_Exercise directions_
Write out the material again word for word, dropping any images it holds.

_Collected material_
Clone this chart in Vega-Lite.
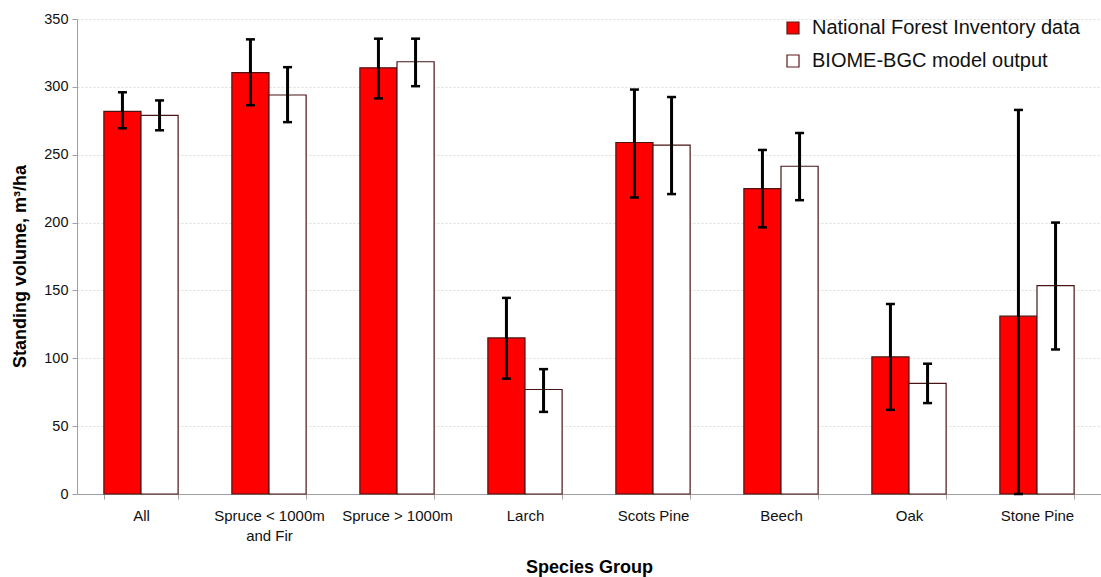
{
  "$schema": "https://vega.github.io/schema/vega-lite/v6.json",
  "width": 1024,
  "height": 475,
  "autosize": {"type": "none"},
  "padding": {"left": 77, "top": 19, "right": 0, "bottom": 83},
  "background": "white",
  "config": {
    "font": "Liberation Sans",
    "view": {"stroke": null}
  },
  "data": {
    "values": [
      {"species": "All", "series": "National Forest Inventory data", "value": 282, "lo": 269.5, "hi": 296},
      {"species": "All", "series": "BIOME-BGC model output", "value": 279, "lo": 268, "hi": 290},
      {"species": "Spruce < 1000m and Fir", "series": "National Forest Inventory data", "value": 310.5, "lo": 286.5, "hi": 335},
      {"species": "Spruce < 1000m and Fir", "series": "BIOME-BGC model output", "value": 294, "lo": 274, "hi": 314.5},
      {"species": "Spruce > 1000m", "series": "National Forest Inventory data", "value": 314, "lo": 291.5, "hi": 335.5},
      {"species": "Spruce > 1000m", "series": "BIOME-BGC model output", "value": 318.5, "lo": 300.5, "hi": 335.5},
      {"species": "Larch", "series": "National Forest Inventory data", "value": 115, "lo": 85, "hi": 144.5},
      {"species": "Larch", "series": "BIOME-BGC model output", "value": 77, "lo": 60.5, "hi": 92},
      {"species": "Scots Pine", "series": "National Forest Inventory data", "value": 259, "lo": 218.5, "hi": 298},
      {"species": "Scots Pine", "series": "BIOME-BGC model output", "value": 257, "lo": 221, "hi": 292.5},
      {"species": "Beech", "series": "National Forest Inventory data", "value": 225, "lo": 196.5, "hi": 253.5},
      {"species": "Beech", "series": "BIOME-BGC model output", "value": 241.5, "lo": 216.5, "hi": 266},
      {"species": "Oak", "series": "National Forest Inventory data", "value": 101, "lo": 62, "hi": 140},
      {"species": "Oak", "series": "BIOME-BGC model output", "value": 81.5, "lo": 67, "hi": 96},
      {"species": "Stone Pine", "series": "National Forest Inventory data", "value": 131, "lo": 0, "hi": 283},
      {"species": "Stone Pine", "series": "BIOME-BGC model output", "value": 153.5, "lo": 106.5, "hi": 200}
    ]
  },
  "encoding": {
    "x": {
      "field": "species",
      "type": "nominal",
      "sort": null,
      "scale": {"paddingInner": 0.42, "paddingOuter": 0.21},
      "axis": {
        "title": "Species Group",
        "titleFont": "Liberation Sans",
        "titleFontSize": 18,
        "titleFontWeight": "bold",
        "titleColor": "#000000",
        "titlePadding": 15,
        "labelAngle": 0,
        "labelFontSize": 15,
        "labelColor": "#111111",
        "labelPadding": 9,
        "labelLimit": 300,
        "labelExpr": "datum.value == 'Spruce < 1000m and Fir' ? ['Spruce < 1000m', 'and Fir'] : datum.value",
        "labelLineHeight": 20,
        "tickBand": "extent",
        "tickSize": 5,
        "tickColor": "#a0a0a0",
        "domainColor": "#a0a0a0",
        "grid": false
      }
    },
    "xOffset": {
      "field": "series",
      "type": "nominal",
      "sort": ["National Forest Inventory data", "BIOME-BGC model output"],
      "scale": {"paddingInner": 0, "paddingOuter": 0}
    }
  },
  "layer": [
    {
      "mark": {"type": "bar", "stroke": "#4a1414", "strokeWidth": 1.2},
      "encoding": {
        "y": {
          "field": "value",
          "type": "quantitative",
          "scale": {"domain": [0, 350], "nice": false},
          "axis": {
            "title": "Standing volume, m³/ha",
            "titleFontSize": 18,
            "titleFontWeight": "bold",
            "titleColor": "#000000",
            "titleX": -57,
            "titleY": 247,
            "titleAlign": "center",
            "titleBaseline": "middle",
            "values": [0, 50, 100, 150, 200, 250, 300, 350],
            "labelFontSize": 14.5,
            "labelColor": "#111111",
            "labelPadding": 4,
            "tickSize": 5,
            "tickColor": "#a0a0a0",
            "domainColor": "#a0a0a0",
            "grid": true,
            "gridColor": "#dcdcdc",
            "gridDash": [2, 2],
            "gridWidth": 1
          }
        },
        "fill": {
          "field": "series",
          "type": "nominal",
          "sort": ["National Forest Inventory data", "BIOME-BGC model output"],
          "scale": {"domain": ["National Forest Inventory data", "BIOME-BGC model output"], "range": ["#ff0000", "#ffffff"]},
          "legend": {
            "title": null,
            "orient": "none",
            "legendX": 706,
            "legendY": -1,
            "padding": 0,
            "symbolType": "square",
            "symbolSize": 144,
            "symbolStrokeColor": "#5a1a1a",
            "symbolStrokeWidth": 1.2,
            "symbolOpacity": 1,
            "labelFontSize": 20,
            "labelColor": "#111111",
            "labelLimit": 400,
            "labelOffset": 9,
            "rowPadding": 13
          }
        }
      }
    },
    {
      "mark": {"type": "rule", "color": "#000000", "strokeWidth": 3},
      "encoding": {
        "y": {"field": "lo", "type": "quantitative"},
        "y2": {"field": "hi"}
      }
    },
    {
      "mark": {"type": "tick", "color": "#000000", "size": 9, "thickness": 2.5, "opacity": 1},
      "encoding": {
        "y": {"field": "lo", "type": "quantitative"}
      }
    },
    {
      "mark": {"type": "tick", "color": "#000000", "size": 9, "thickness": 2.5, "opacity": 1},
      "encoding": {
        "y": {"field": "hi", "type": "quantitative"}
      }
    }
  ]
}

_Finished exercise_
Clone this chart in Vega-Lite.
{
  "$schema": "https://vega.github.io/schema/vega-lite/v6.json",
  "width": 1024,
  "height": 475,
  "autosize": {"type": "none"},
  "padding": {"left": 77, "top": 19, "right": 0, "bottom": 83},
  "background": "white",
  "config": {
    "font": "Liberation Sans",
    "view": {"stroke": null}
  },
  "data": {
    "values": [
      {"species": "All", "series": "National Forest Inventory data", "value": 282, "lo": 269.5, "hi": 296},
      {"species": "All", "series": "BIOME-BGC model output", "value": 279, "lo": 268, "hi": 290},
      {"species": "Spruce < 1000m and Fir", "series": "National Forest Inventory data", "value": 310.5, "lo": 286.5, "hi": 335},
      {"species": "Spruce < 1000m and Fir", "series": "BIOME-BGC model output", "value": 294, "lo": 274, "hi": 314.5},
      {"species": "Spruce > 1000m", "series": "National Forest Inventory data", "value": 314, "lo": 291.5, "hi": 335.5},
      {"species": "Spruce > 1000m", "series": "BIOME-BGC model output", "value": 318.5, "lo": 300.5, "hi": 335.5},
      {"species": "Larch", "series": "National Forest Inventory data", "value": 115, "lo": 85, "hi": 144.5},
      {"species": "Larch", "series": "BIOME-BGC model output", "value": 77, "lo": 60.5, "hi": 92},
      {"species": "Scots Pine", "series": "National Forest Inventory data", "value": 259, "lo": 218.5, "hi": 298},
      {"species": "Scots Pine", "series": "BIOME-BGC model output", "value": 257, "lo": 221, "hi": 292.5},
      {"species": "Beech", "series": "National Forest Inventory data", "value": 225, "lo": 196.5, "hi": 253.5},
      {"species": "Beech", "series": "BIOME-BGC model output", "value": 241.5, "lo": 216.5, "hi": 266},
      {"species": "Oak", "series": "National Forest Inventory data", "value": 101, "lo": 62, "hi": 140},
      {"species": "Oak", "series": "BIOME-BGC model output", "value": 81.5, "lo": 67, "hi": 96},
      {"species": "Stone Pine", "series": "National Forest Inventory data", "value": 131, "lo": 0, "hi": 283},
      {"species": "Stone Pine", "series": "BIOME-BGC model output", "value": 153.5, "lo": 106.5, "hi": 200}
    ]
  },
  "encoding": {
    "x": {
      "field": "species",
      "type": "nominal",
      "sort": null,
      "scale": {"paddingInner": 0.42, "paddingOuter": 0.21},
      "axis": {
        "title": "Species Group",
        "titleFont": "Liberation Sans",
        "titleFontSize": 18,
        "titleFontWeight": "bold",
        "titleColor": "#000000",
        "titlePadding": 15,
        "labelAngle": 0,
        "labelFontSize": 15,
        "labelColor": "#111111",
        "labelPadding": 9,
        "labelLimit": 300,
        "labelExpr": "datum.value == 'Spruce < 1000m and Fir' ? ['Spruce < 1000m', 'and Fir'] : datum.value",
        "labelLineHeight": 20,
        "tickBand": "extent",
        "tickSize": 5,
        "tickColor": "#a0a0a0",
        "domainColor": "#a0a0a0",
        "grid": false
      }
    },
    "xOffset": {
      "field": "series",
      "type": "nominal",
      "sort": ["National Forest Inventory data", "BIOME-BGC model output"],
      "scale": {"paddingInner": 0, "paddingOuter": 0}
    }
  },
  "layer": [
    {
      "mark": {"type": "bar", "stroke": "#4a1414", "strokeWidth": 1.2},
      "encoding": {
        "y": {
          "field": "value",
          "type": "quantitative",
          "scale": {"domain": [0, 350], "nice": false},
          "axis": {
            "title": "Standing volume, m³/ha",
            "titleFontSize": 18,
            "titleFontWeight": "bold",
            "titleColor": "#000000",
            "titleX": -57,
            "titleY": 247,
            "titleAlign": "center",
            "titleBaseline": "middle",
            "values": [0, 50, 100, 150, 200, 250, 300, 350],
            "labelFontSize": 14.5,
            "labelColor": "#111111",
            "labelPadding": 4,
            "tickSize": 5,
            "tickColor": "#a0a0a0",
            "domainColor": "#a0a0a0",
            "grid": true,
            "gridColor": "#dcdcdc",
            "gridDash": [2, 2],
            "gridWidth": 1
          }
        },
        "fill": {
          "field": "series",
          "type": "nominal",
          "sort": ["National Forest Inventory data", "BIOME-BGC model output"],
          "scale": {"domain": ["National Forest Inventory data", "BIOME-BGC model output"], "range": ["#ff0000", "#ffffff"]},
          "legend": {
            "title": null,
            "orient": "none",
            "legendX": 706,
            "legendY": -1,
            "padding": 0,
            "symbolType": "square",
            "symbolSize": 144,
            "symbolStrokeColor": "#5a1a1a",
            "symbolStrokeWidth": 1.2,
            "symbolOpacity": 1,
            "labelFontSize": 20,
            "labelColor": "#111111",
            "labelLimit": 400,
            "labelOffset": 9,
            "rowPadding": 13
          }
        }
      }
    },
    {
      "mark": {"type": "rule", "color": "#000000", "strokeWidth": 3},
      "encoding": {
        "y": {"field": "lo", "type": "quantitative"},
        "y2": {"field": "hi"}
      }
    },
    {
      "mark": {"type": "tick", "color": "#000000", "size": 9, "thickness": 2.5, "opacity": 1},
      "encoding": {
        "y": {"field": "lo", "type": "quantitative"}
      }
    },
    {
      "mark": {"type": "tick", "color": "#000000", "size": 9, "thickness": 2.5, "opacity": 1},
      "encoding": {
        "y": {"field": "hi", "type": "quantitative"}
      }
    }
  ]
}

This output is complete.